> Stated exercise
Check the listing below for lines that hold "this". How many are there? Please give only the number.

--- Exercise input ---

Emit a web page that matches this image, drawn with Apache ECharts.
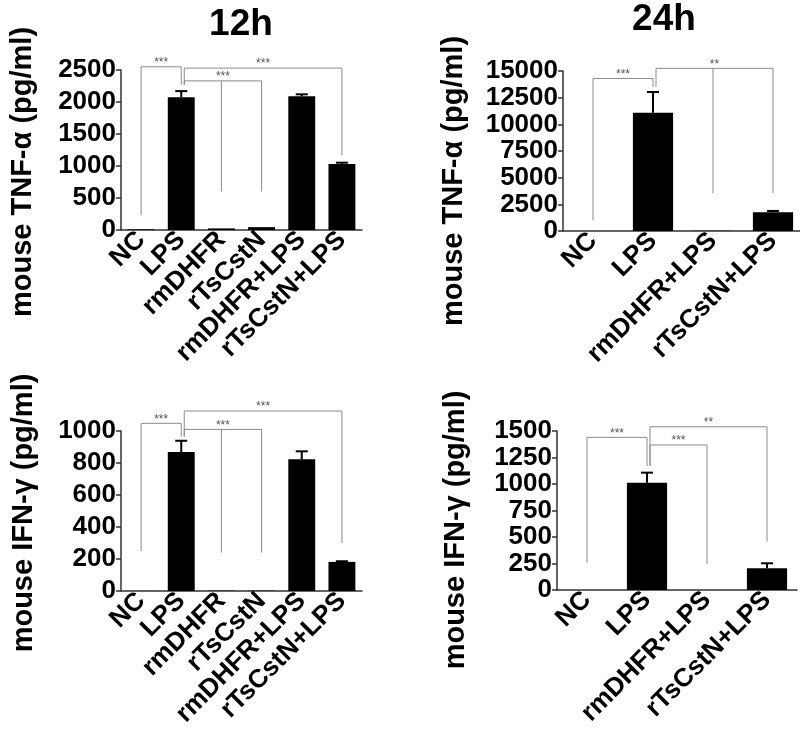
<!DOCTYPE html>
<html><head><meta charset="utf-8">
<script src="https://cdn.jsdelivr.net/npm/echarts@6/dist/echarts.min.js"></script>
<style>html,body{margin:0;padding:0;background:#fff}#c{width:800px;height:736px}</style>
</head><body><div id="c"></div>
<script>
// ---- data ----
const cats12 = ['NC', 'LPS', 'rmDHFR', 'rTsCstN', 'rmDHFR+LPS', 'rTsCstN+LPS'];
const cats24 = ['NC', 'LPS', 'rmDHFR+LPS', 'rTsCstN+LPS'];

const tnf12Mean  = [10, 2075, 25, 45, 2090, 1030];
const tnf12Upper = [null, 2170, null, null, 2120, 1052];
const tnf24Mean  = [0, 11080, 20, 1760];
const tnf24Upper = [null, 13030, null, 1880];
const ifn12Mean  = [1, 868, 2, 2, 823, 182];
const ifn12Upper = [null, 939, null, null, 873, 186];
const ifn24Mean  = [0, 1012, 0, 205];
const ifn24Upper = [null, 1107, null, 252];

const tnf12Ticks = [0, 2500, 500];
const tnf24Ticks = [0, 15000, 2500];
const ifn12Ticks = [0, 1000, 200];
const ifn24Ticks = [0, 1500, 250];

const tnf12Sig = [
  {from: 0, to: 1, y: 2550, fromEnd: 230, toEnd: 2270, label: '***'},
  {from: 1, to: 5, y: 2530, fromEnd: 2270, toEnd: 1170, label: '***'},
  {from: 1, to: 3, y: 2330, fromEnd: 2270, toEnd: 600, mid: [2, 600], label: '***'}
];
const tnf24Sig = [
  {from: 0, to: 1, y: 14300, fromEnd: 1000, toEnd: 13500, label: '***'},
  {from: 1, to: 3, y: 15250, fromEnd: 13500, toEnd: 3570, mid: [2, 3530], label: '**'}
];
const ifn12Sig = [
  {from: 0, to: 1, y: 1048, fromEnd: 250, toEnd: 965, label: '***'},
  {from: 1, to: 3, y: 1010, fromEnd: 965, toEnd: 240, mid: [2, 240], label: '***'},
  {from: 1, to: 5, y: 1125, fromEnd: 965, toEnd: 300, label: '***'}
];
const ifn24Sig = [
  {from: 0, to: 1, y: 1440, fromEnd: 258, toEnd: 1170, label: '***'},
  {from: 1, to: 2, y: 1368, fromEnd: 1170, toEnd: 245, label: '***'},
  {from: 1, to: 3, y: 1540, fromEnd: 1170, toEnd: 456, label: '**'}
];

const panelTitles = ['12h', '24h'];
const yNames = ['mouse TNF-α (pg/ml)', 'mouse TNF-α (pg/ml)', 'mouse IFN-γ (pg/ml)', 'mouse IFN-γ (pg/ml)'];

// ---- layout ----
const FONT = '"Liberation Sans", Arial, Helvetica, sans-serif';
const panels = [
  {cats: cats12, mean: tnf12Mean, upper: tnf12Upper, ticks: tnf12Ticks, sig: tnf12Sig, grid: {left: 121, top: 70, width: 241, height: 160}},
  {cats: cats24, mean: tnf24Mean, upper: tnf24Upper, ticks: tnf24Ticks, sig: tnf24Sig, grid: {left: 563, top: 71, width: 240, height: 160}},
  {cats: cats12, mean: ifn12Mean, upper: ifn12Upper, ticks: ifn12Ticks, sig: ifn12Sig, grid: {left: 121, top: 431, width: 241, height: 160}},
  {cats: cats24, mean: ifn24Mean, upper: ifn24Upper, ticks: ifn24Ticks, sig: ifn24Sig, grid: {left: 557, top: 431, width: 240, height: 159}}
];

const axisCol = '#333';
const grids = [], xAxes = [], yAxes = [], series = [];

function errRender(params, api) {
  const x = api.value(0), m = api.value(1), u = api.value(2);
  const pm = api.coord([x, m]), pu = api.coord([x, u]);
  return {type: 'group', children: [
    {type: 'line', shape: {x1: pm[0], y1: pm[1], x2: pu[0], y2: pu[1]}, style: {stroke: '#000', lineWidth: 2}},
    {type: 'line', shape: {x1: pu[0] - 6, y1: pu[1], x2: pu[0] + 6, y2: pu[1]}, style: {stroke: '#000', lineWidth: 2}}
  ]};
}

function makeSigRender(list) {
  return function (params, api) {
    const b = list[params.dataIndex];
    const off = b.from === 1 ? 3 : 0;
    const p0 = api.coord([b.from, b.y]);
    const p1 = api.coord([b.to, b.y]);
    const x0 = p0[0] + off, x1 = p1[0], y = p0[1];
    const st = {stroke: '#8a8a8a', lineWidth: 1};
    const ln = (xa, ya, xb, yb) => ({type: 'line', shape: {x1: xa, y1: ya, x2: xb, y2: yb}, style: st});
    const ch = [
      ln(x0, y, x1, y),
      ln(x0, y, x0, api.coord([b.from, b.fromEnd])[1]),
      ln(x1, y, x1, api.coord([b.to, b.toEnd])[1])
    ];
    if (b.mid) {
      const pm = api.coord([b.mid[0], b.mid[1]]);
      ch.push(ln(pm[0], y, pm[0], pm[1]));
    }
    ch.push({type: 'text', style: {text: b.label, x: (x0 + x1) / 2, y: y - 4, align: 'center', verticalAlign: 'middle', fontSize: 12, fontFamily: FONT, fill: '#555'}});
    return {type: 'group', children: ch};
  };
}

panels.forEach((p, i) => {
  grids.push(Object.assign({containLabel: false, outerBoundsMode: 'none'}, p.grid));
  xAxes.push({
    type: 'category', gridIndex: i, data: p.cats,
    axisLine: {lineStyle: {color: axisCol, width: 1.5}},
    axisTick: {alignWithLabel: true, length: 5, lineStyle: {color: axisCol, width: 1.5}},
    axisLabel: {rotate: 45, interval: 0, margin: 6, color: '#000', fontWeight: 'bold', fontSize: 26, fontFamily: FONT}
  });
  yAxes.push({
    type: 'value', gridIndex: i, min: p.ticks[0], max: p.ticks[1], interval: p.ticks[2],
    splitLine: {show: false},
    axisLine: {show: true, lineStyle: {color: axisCol, width: 1.5}},
    axisTick: {show: true, length: 5, lineStyle: {color: axisCol, width: 1.5}},
    axisLabel: {margin: 5, color: '#000', fontWeight: 'bold', fontSize: 26, fontFamily: FONT, formatter: v => String(v)}
  });
  series.push({
    type: 'bar', xAxisIndex: i, yAxisIndex: i, data: p.mean, barWidth: '67%',
    itemStyle: {color: '#000'}, silent: true
  });
  const errData = [];
  p.upper.forEach((u, k) => { if (u != null) errData.push([k, p.mean[k], u]); });
  series.push({
    type: 'custom', xAxisIndex: i, yAxisIndex: i, data: errData, renderItem: errRender,
    encode: {x: 0, y: [1, 2]}, silent: true, z: 3
  });
  series.push({
    type: 'custom', xAxisIndex: i, yAxisIndex: i, clip: false,
    data: p.sig.map(b => [b.from, b.y]), renderItem: makeSigRender(p.sig),
    encode: {x: 0, y: 1}, silent: true, z: 4
  });
});

const titlePos = [[241, 25], [664, 20]];
const yNamePos = [[23, 172], [454, 181], [24, 513], [456, 530]];
const graphics = [];
panelTitles.forEach((t, k) => graphics.push({
  type: 'text', x: titlePos[k][0], y: titlePos[k][1],
  style: {text: t, align: 'center', verticalAlign: 'middle', fontSize: 37, fontWeight: 'bold', fontFamily: FONT, fill: '#000'}
}));
yNames.forEach((t, k) => graphics.push({
  type: 'text', x: yNamePos[k][0], y: yNamePos[k][1], rotation: Math.PI / 2,
  style: {text: t, align: 'center', verticalAlign: 'middle', fontSize: 29, fontWeight: 'bold', fontFamily: FONT, fill: '#000'}
}));

const chart = echarts.init(document.getElementById('c'), null, {renderer: 'canvas'});
chart.setOption({
  backgroundColor: '#fff',
  animation: false,
  grid: grids, xAxis: xAxes, yAxis: yAxes, series: series,
  graphic: graphics
});
</script>
</body></html>
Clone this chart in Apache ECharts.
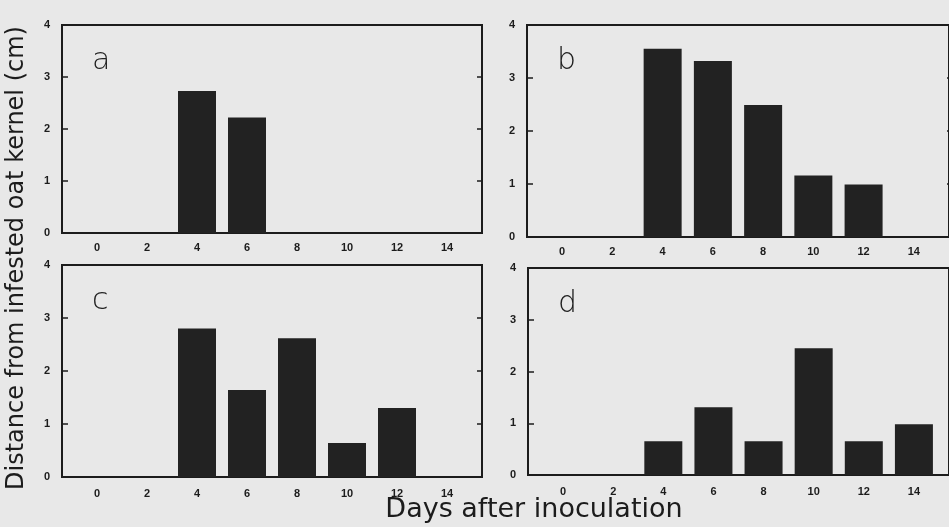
<!DOCTYPE html>
<html><head><meta charset="utf-8">
<script src="https://cdn.jsdelivr.net/npm/echarts@6/dist/echarts.min.js"></script>
<style>html,body{margin:0;padding:0;background:#e8e8e8;}#c{width:949px;height:527px;}</style>
</head><body><div id="c"></div>
<script>
// Data
var days = [0, 2, 4, 6, 8, 10, 12, 14];
var panelA = [0, 0, 2.73, 2.22, 0, 0, 0, 0];
var panelB = [0, 0, 3.55, 3.32, 2.49, 1.16, 0.99, 0];
var panelC = [0, 0, 2.80, 1.64, 2.62, 0.64, 1.30, 0];
var panelD = [0, 0, 0.65, 1.31, 0.65, 2.45, 0.65, 0.98];
var panelLetters = ['a', 'b', 'c', 'd'];
var xTitle = 'Days after inoculation';
var yTitle = 'Distance from infested oat kernel (cm)';

var panels = [panelA, panelB, panelC, panelD];
var grids = [
  {left: 62, top: 25, width: 420, height: 208},
  {left: 527, top: 25, width: 425, height: 212},
  {left: 62, top: 265, width: 420, height: 212},
  {left: 528, top: 268, width: 425, height: 207}
];
var ink = '#1c1c1c';
var option = {
  backgroundColor: '#e8e8e8',
  animation: false,
  grid: [], xAxis: [], yAxis: [], series: [], graphic: []
};
var n = grids.length;
grids.forEach(function (g, i) {
  option.grid.push({left: g.left, top: g.top, width: g.width, height: g.height,
    show: true, borderColor: ink, borderWidth: 2, backgroundColor: 'transparent'});
  option.xAxis.push({type: 'value', gridIndex: i, min: -1.4, max: 15.4,
    axisLine: {show: false, onZero: false}, axisTick: {show: false}, splitLine: {show: false},
    axisLabel: {customValues: days, margin: i < 2 ? 9 : 11, color: ink, fontSize: 11,
      fontFamily: 'Liberation Sans, Arial', fontWeight: 'bold'}});
  option.yAxis.push({type: 'value', gridIndex: i, min: 0, max: 4, interval: 1, position: 'left',
    axisLine: {show: false, onZero: false}, splitLine: {show: false},
    axisTick: {show: false},
    axisLabel: {margin: 12, color: ink, fontSize: 11, fontFamily: 'Liberation Sans, Arial', fontWeight: 'bold'}});
  option.series.push({type: 'bar', xAxisIndex: i, yAxisIndex: i, barWidth: 38,
    itemStyle: {color: '#222222'},
    data: days.map(function (d, k) { return [d, panels[i][k]]; })});
  option.graphic.push({type: 'text', left: g.left + 30, top: g.top + 21,
    style: {text: panelLetters[i], font: '200 30px "DejaVu Sans"', fill: '#222'}});
});
// narrow strip grids at the left and right frame edges: their split lines form the inward ticks
var strips = [];
grids.forEach(function (g) {
  strips.push({left: g.left, top: g.top, width: 6, height: g.height});
  strips.push({left: g.left + g.width - 5, top: g.top, width: 5, height: g.height});
});
strips.forEach(function (s, k) {
  var gi = n + k;
  option.grid.push({left: s.left, top: s.top, width: s.width, height: s.height, show: false});
  option.xAxis.push({type: 'value', gridIndex: gi, min: 0, max: 1, show: false});
  option.yAxis.push({type: 'value', gridIndex: gi, min: 0, max: 4, interval: 1, show: true,
    axisLine: {show: false, onZero: false}, axisTick: {show: false}, axisLabel: {show: false},
    splitLine: {show: true, lineStyle: {color: ink, width: 1.5}}});
});
option.graphic.push({type: 'text', x: 17, y: 258, rotation: Math.PI / 2,
  style: {text: yTitle, font: '24px "DejaVu Sans"', fill: ink, align: 'center', verticalAlign: 'middle'}});
option.graphic.push({type: 'text', x: 534, y: 510,
  style: {text: xTitle, font: '27px "DejaVu Sans"', fill: ink, align: 'center', verticalAlign: 'middle'}});
var chart = echarts.init(document.getElementById('c'), null, {renderer: 'canvas'});
chart.setOption(option);
</script></body></html>
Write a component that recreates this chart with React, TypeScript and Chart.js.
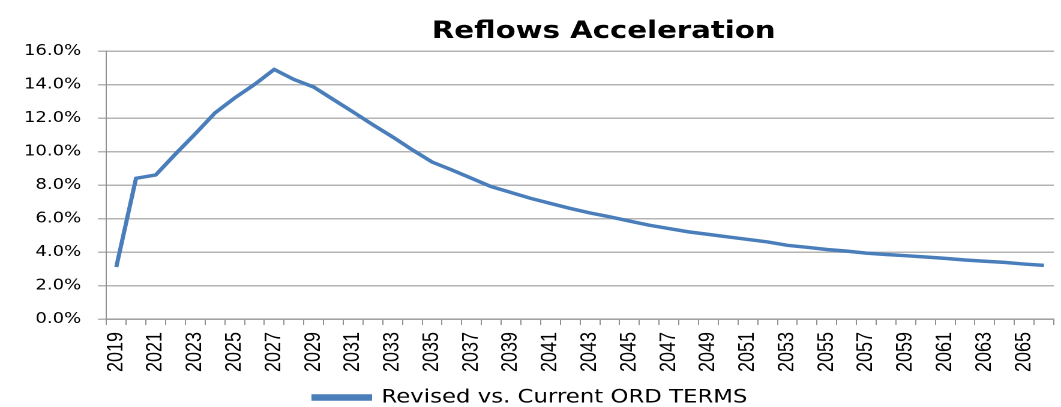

---

> Full response
3